Following Tess, he partnered with Polanski on Pirates (1986) — and landed another Oscar nom — Frantic (1988) and The Ninth Gate (1999) and on stage productions of Amadeus and Hedda Gabler.
“In real life, we have very little in common, but in work, we have this extraordinary telepathy,” Powell said of Polanski in a 2016 interview. “Every time we’ve worked together, he just rings me up and gives me one sentence, and I just go away and do it, because I see exactly what he’s got in his mind.
“When he asked me to do Pirates, he said, ‘Seventeenth century, and I love all those enormous wigs and huge hats.’ Immediately I saw the whole picture. I don’t think we ever discussed it again.”

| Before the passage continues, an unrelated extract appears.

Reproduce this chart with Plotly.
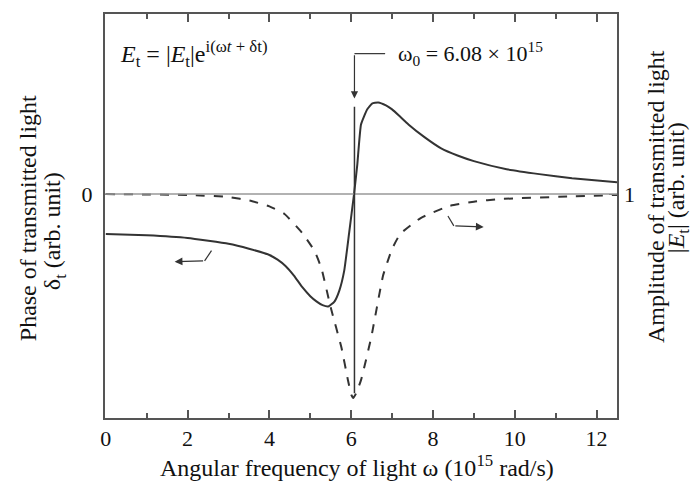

Powell’s final Oscar nom came for 102 Dalmatians (2000) after he worked on 101 Dalmatians four years earlier; on both, he created over-the-top costumes for Close’s Cruella De Vil.
The designer said he wanted to be on the set “every second that they’re shooting, because the minute you go away, something always goes wrong.”
He continued: “On [1982’s] Evil Under the Sun, everybody was dressed in period costume from top to toe. They had the correct period underwear, everything. James Mason was fully dressed for a scene, including some original 1930s period braces that I’d given to his dresser.
“I had to go away and do fittings, and when I came back, the director [Guy Hamilton] had decided in mid-scene that he wanted him in his shirt sleeves. Which shouldn’t have been any problem, except that the dresser hadn’t given him the period braces and he’d got modern clip-ons. And there they are in the film. I just crinkle up inside every time I see that.”